Both client- and server-initiated backups have their uses. Broadly speaking, client-initiated backups work best on small networks with few users and irregular backup schedules, such as in a business with half a dozen employees. As the number of computers grows, though, the scheduling hassles of client-initiated backups become virtually impossible to manage, so server-initiated backups become preferable. You might also prefer server-initiated backups even on a small network because of software features of specific packages or for other reasons; don't feel compelled to use a client-initiated backup strategy on a small network.

14.1.5. Backup Pitfalls

Backups don't always proceed as planned. Worse, restores don't always work the way you expect, and a backup is useless if you can't restore it. Some common problems, particularly in cross-platform network backups, include:

Network bandwidth consumption: Backing up over the network necessarily consumes a certain amount of bandwidth. Ideally, you should schedule backups during off hours to minimize the impact of this activity on day-to-day work.
Metadata support: Every filesystem supports its own types of metadata (data about files, such as file creation times and permissions), and not all backup tools support all the metadata you need. This issue comes up again later in this chapter.
In-use files: Sometimes it's not possible to read a file that's in use by another program, or a file's backup may be corrupted if it was being modified at the moment of the backup. This can cause problems with such Windows files as the Registry, the Outlook mail file, and files used by Microsoft Exchange. One radical solution is to shut down the system and boot it into a secondary OS installation (of the same OS or of another one) for backup, but this is a disruptive process. Some program-specific solutions exist, such as creating backups of the affected files from the programs that create them. These backups should then be handled by the backup software and can be restored to the main files if it becomes necessary.
Restore glitches: No matter what backup solution you choose, you should perform periodic tests of your ability to restore data, simply to ensure that it can be done. Unused and untested procedures have a tendency to "rot" as you upgrade software, rendering a formerly working procedure inoperable.

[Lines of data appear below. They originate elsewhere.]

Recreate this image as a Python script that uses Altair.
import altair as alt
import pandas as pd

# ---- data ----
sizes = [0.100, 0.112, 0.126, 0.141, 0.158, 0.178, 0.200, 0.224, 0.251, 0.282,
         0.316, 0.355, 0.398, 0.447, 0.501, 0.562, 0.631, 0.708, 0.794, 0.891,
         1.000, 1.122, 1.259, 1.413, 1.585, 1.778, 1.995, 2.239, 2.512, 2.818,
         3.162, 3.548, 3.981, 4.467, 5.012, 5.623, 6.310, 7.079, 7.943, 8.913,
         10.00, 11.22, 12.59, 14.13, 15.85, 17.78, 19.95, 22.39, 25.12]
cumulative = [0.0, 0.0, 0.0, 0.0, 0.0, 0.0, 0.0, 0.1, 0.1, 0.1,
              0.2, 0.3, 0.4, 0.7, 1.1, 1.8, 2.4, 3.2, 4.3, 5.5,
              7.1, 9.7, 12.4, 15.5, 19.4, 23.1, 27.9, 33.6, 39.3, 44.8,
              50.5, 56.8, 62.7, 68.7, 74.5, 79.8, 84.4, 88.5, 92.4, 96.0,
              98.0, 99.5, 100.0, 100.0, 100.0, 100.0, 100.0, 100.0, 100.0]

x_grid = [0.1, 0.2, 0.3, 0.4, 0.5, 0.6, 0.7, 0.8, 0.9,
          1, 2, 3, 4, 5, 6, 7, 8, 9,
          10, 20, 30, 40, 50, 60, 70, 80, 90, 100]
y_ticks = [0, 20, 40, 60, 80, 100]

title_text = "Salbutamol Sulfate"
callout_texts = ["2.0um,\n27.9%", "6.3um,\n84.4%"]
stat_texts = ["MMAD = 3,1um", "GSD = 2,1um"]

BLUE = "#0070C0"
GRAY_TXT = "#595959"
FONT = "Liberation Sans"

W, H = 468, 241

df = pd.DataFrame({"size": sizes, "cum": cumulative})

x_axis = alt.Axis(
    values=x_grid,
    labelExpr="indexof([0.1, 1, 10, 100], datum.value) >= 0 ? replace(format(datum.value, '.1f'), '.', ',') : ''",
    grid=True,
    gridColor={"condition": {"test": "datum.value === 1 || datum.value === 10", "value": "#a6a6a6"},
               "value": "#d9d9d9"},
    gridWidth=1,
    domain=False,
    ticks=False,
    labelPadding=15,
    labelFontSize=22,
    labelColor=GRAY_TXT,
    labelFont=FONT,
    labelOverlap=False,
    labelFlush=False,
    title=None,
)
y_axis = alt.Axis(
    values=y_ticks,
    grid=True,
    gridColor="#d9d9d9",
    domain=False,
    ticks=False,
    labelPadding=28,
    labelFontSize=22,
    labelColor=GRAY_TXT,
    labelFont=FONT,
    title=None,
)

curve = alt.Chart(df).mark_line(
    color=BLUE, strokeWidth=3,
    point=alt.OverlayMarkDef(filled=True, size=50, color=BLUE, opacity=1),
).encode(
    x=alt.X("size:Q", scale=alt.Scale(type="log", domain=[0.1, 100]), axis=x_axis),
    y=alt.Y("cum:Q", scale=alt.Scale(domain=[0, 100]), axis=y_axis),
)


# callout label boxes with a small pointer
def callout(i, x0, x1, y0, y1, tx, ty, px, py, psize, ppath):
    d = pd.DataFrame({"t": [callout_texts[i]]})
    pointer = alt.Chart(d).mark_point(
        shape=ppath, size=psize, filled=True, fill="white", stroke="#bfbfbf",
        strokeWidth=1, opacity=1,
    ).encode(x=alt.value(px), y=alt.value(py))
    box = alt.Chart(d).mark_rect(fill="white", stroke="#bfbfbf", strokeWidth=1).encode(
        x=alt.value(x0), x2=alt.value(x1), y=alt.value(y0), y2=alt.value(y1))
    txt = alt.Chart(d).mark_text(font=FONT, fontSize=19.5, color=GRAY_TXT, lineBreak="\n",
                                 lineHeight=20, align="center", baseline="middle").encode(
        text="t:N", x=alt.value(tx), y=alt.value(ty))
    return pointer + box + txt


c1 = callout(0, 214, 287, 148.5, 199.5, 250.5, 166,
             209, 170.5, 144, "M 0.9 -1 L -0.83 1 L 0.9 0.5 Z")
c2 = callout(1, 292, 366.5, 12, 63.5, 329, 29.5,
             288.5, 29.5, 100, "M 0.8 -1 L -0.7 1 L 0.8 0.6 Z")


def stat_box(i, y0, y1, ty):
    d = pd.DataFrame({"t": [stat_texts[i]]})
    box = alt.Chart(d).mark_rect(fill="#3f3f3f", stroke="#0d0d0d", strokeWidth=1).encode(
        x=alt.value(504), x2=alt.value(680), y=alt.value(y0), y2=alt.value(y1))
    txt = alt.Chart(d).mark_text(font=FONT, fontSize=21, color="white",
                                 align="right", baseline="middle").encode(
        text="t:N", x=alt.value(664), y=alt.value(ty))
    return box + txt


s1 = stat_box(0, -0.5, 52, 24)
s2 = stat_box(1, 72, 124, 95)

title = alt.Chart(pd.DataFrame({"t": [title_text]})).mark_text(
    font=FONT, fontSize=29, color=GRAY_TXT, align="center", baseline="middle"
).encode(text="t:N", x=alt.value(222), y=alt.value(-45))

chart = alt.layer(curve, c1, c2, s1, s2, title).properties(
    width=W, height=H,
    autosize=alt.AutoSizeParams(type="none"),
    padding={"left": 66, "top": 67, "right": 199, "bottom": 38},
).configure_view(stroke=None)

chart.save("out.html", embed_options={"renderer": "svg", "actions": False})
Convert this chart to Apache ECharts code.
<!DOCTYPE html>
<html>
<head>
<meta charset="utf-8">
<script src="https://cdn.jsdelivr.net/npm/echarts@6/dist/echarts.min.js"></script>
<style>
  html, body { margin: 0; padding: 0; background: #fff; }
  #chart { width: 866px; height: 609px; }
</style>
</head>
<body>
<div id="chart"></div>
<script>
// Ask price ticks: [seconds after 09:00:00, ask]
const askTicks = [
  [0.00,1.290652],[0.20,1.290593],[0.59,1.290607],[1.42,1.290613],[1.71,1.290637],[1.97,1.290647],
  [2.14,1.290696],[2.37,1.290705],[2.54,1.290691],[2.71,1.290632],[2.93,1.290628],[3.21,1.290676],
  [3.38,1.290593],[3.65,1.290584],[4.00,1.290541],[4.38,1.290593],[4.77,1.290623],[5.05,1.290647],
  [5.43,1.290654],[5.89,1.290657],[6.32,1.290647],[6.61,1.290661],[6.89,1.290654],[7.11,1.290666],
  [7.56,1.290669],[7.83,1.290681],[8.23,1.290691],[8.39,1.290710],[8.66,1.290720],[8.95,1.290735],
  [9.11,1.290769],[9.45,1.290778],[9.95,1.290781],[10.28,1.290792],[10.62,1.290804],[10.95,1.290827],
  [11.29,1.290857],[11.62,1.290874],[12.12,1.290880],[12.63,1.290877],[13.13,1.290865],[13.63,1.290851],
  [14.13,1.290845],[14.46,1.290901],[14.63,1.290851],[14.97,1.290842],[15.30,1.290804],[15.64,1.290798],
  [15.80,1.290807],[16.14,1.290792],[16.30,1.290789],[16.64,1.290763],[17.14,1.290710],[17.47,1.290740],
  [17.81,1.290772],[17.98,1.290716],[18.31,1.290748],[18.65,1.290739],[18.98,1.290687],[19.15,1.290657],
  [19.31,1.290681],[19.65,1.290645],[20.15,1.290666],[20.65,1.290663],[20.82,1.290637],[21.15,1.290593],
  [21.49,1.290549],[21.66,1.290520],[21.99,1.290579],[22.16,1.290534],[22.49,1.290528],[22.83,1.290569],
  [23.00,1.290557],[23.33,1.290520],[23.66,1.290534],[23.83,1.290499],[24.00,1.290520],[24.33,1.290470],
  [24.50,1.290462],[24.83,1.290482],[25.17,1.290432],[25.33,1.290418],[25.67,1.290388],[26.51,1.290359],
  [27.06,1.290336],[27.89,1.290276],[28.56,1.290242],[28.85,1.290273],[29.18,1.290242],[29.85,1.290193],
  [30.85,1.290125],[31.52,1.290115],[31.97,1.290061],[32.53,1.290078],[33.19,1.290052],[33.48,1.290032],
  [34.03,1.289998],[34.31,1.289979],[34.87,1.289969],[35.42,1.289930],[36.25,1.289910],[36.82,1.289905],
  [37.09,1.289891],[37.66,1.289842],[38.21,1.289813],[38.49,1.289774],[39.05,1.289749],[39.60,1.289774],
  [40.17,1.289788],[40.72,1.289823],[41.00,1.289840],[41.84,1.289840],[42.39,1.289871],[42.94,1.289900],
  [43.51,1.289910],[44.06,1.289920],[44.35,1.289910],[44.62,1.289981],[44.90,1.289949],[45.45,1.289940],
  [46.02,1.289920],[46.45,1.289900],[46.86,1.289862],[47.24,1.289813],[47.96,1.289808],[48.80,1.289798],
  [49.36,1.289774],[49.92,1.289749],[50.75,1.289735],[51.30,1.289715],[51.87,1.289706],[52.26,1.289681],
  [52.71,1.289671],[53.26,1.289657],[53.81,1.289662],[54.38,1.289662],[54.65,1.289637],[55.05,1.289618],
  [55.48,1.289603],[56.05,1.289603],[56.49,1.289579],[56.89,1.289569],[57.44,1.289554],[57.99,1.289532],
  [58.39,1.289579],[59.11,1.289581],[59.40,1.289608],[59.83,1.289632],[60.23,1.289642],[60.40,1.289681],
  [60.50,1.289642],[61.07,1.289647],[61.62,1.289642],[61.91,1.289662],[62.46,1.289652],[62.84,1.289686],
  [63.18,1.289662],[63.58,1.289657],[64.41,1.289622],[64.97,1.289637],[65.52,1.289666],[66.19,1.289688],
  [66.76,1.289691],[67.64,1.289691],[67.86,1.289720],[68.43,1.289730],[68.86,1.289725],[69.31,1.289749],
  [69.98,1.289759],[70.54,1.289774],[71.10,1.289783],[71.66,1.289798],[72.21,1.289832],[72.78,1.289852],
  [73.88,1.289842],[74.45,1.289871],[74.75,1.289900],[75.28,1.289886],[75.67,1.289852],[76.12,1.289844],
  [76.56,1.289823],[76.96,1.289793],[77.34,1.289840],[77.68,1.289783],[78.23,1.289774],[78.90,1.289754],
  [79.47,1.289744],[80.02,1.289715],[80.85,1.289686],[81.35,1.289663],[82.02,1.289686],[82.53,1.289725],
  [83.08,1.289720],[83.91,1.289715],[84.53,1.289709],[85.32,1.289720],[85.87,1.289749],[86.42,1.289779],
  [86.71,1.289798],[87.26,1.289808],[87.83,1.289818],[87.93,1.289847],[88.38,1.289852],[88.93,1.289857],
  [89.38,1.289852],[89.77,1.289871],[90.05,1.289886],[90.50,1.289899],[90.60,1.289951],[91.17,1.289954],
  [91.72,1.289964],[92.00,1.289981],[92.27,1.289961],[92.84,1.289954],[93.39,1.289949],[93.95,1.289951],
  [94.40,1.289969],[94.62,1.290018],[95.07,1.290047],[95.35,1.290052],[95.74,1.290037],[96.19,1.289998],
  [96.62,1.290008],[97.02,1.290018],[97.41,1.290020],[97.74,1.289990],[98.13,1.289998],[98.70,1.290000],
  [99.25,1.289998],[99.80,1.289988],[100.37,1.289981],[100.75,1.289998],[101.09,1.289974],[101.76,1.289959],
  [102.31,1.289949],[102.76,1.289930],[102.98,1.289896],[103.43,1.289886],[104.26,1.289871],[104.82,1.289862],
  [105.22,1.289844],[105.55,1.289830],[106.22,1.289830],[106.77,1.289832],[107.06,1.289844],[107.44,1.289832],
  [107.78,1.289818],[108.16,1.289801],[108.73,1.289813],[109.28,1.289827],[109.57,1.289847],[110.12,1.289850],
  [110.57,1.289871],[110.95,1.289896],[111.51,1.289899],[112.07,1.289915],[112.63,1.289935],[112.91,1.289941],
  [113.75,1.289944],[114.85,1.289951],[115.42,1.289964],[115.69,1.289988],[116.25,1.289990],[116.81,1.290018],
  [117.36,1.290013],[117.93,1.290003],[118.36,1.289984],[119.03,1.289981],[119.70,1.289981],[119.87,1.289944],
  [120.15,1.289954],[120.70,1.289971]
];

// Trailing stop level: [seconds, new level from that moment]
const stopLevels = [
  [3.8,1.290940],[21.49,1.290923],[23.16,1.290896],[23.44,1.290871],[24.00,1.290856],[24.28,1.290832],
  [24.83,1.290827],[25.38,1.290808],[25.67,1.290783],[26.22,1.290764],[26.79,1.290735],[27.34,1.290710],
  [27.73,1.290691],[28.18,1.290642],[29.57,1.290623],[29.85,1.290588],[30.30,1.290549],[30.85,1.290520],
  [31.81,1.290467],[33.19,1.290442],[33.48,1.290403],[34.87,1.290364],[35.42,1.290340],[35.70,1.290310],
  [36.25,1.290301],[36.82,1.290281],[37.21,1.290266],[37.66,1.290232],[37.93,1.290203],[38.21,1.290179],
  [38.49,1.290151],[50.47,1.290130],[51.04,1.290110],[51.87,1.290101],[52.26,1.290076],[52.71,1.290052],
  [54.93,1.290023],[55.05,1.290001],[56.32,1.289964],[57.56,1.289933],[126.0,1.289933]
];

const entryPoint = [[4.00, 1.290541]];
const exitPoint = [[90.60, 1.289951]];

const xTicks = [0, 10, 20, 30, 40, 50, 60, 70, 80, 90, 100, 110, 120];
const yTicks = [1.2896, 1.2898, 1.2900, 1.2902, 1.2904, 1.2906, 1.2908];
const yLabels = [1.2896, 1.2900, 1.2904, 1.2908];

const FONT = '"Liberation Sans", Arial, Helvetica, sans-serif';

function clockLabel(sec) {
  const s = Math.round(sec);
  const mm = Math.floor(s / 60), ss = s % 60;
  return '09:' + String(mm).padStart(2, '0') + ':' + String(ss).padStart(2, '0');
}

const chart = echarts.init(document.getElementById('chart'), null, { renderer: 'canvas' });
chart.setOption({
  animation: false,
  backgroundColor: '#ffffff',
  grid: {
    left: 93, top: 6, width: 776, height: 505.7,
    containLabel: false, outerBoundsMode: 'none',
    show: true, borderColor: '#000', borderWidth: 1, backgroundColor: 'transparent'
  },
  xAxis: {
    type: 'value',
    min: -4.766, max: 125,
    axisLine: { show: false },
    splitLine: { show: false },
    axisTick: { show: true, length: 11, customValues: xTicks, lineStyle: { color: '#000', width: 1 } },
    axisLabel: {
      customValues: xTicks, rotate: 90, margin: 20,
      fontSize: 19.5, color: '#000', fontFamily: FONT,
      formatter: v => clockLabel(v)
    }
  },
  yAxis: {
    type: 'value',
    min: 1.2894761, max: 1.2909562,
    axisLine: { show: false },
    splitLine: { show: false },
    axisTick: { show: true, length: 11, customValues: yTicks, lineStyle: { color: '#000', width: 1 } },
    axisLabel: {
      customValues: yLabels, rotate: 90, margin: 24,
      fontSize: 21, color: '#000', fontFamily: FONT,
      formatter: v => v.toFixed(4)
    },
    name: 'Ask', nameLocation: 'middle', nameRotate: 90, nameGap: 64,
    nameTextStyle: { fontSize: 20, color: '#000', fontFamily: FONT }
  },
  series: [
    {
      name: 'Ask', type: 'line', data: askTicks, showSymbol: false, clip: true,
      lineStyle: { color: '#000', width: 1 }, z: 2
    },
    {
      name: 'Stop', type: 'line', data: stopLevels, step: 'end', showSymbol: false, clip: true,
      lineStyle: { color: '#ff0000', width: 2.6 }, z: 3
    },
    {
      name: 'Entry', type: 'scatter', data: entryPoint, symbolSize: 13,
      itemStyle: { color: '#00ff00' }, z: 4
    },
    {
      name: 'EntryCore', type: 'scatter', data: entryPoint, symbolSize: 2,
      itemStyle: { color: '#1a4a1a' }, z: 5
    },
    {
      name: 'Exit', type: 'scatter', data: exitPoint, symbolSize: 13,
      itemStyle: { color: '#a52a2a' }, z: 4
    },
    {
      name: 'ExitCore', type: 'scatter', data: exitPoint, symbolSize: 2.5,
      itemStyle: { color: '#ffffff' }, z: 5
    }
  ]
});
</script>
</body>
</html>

Unfortunately, backup pitfalls can be very site-specific because they often involve details of your own network, the systems you're backing up, your backup hardware, and the programs you use (both for backup and on the systems being backed up). You may need to rely on testing and experience to discover these problems, then try to find a solution on the Web or in some other way. This is why testing your backups is so critically important; it's far better to discover problems before you need to restore data than after such a restore is needed!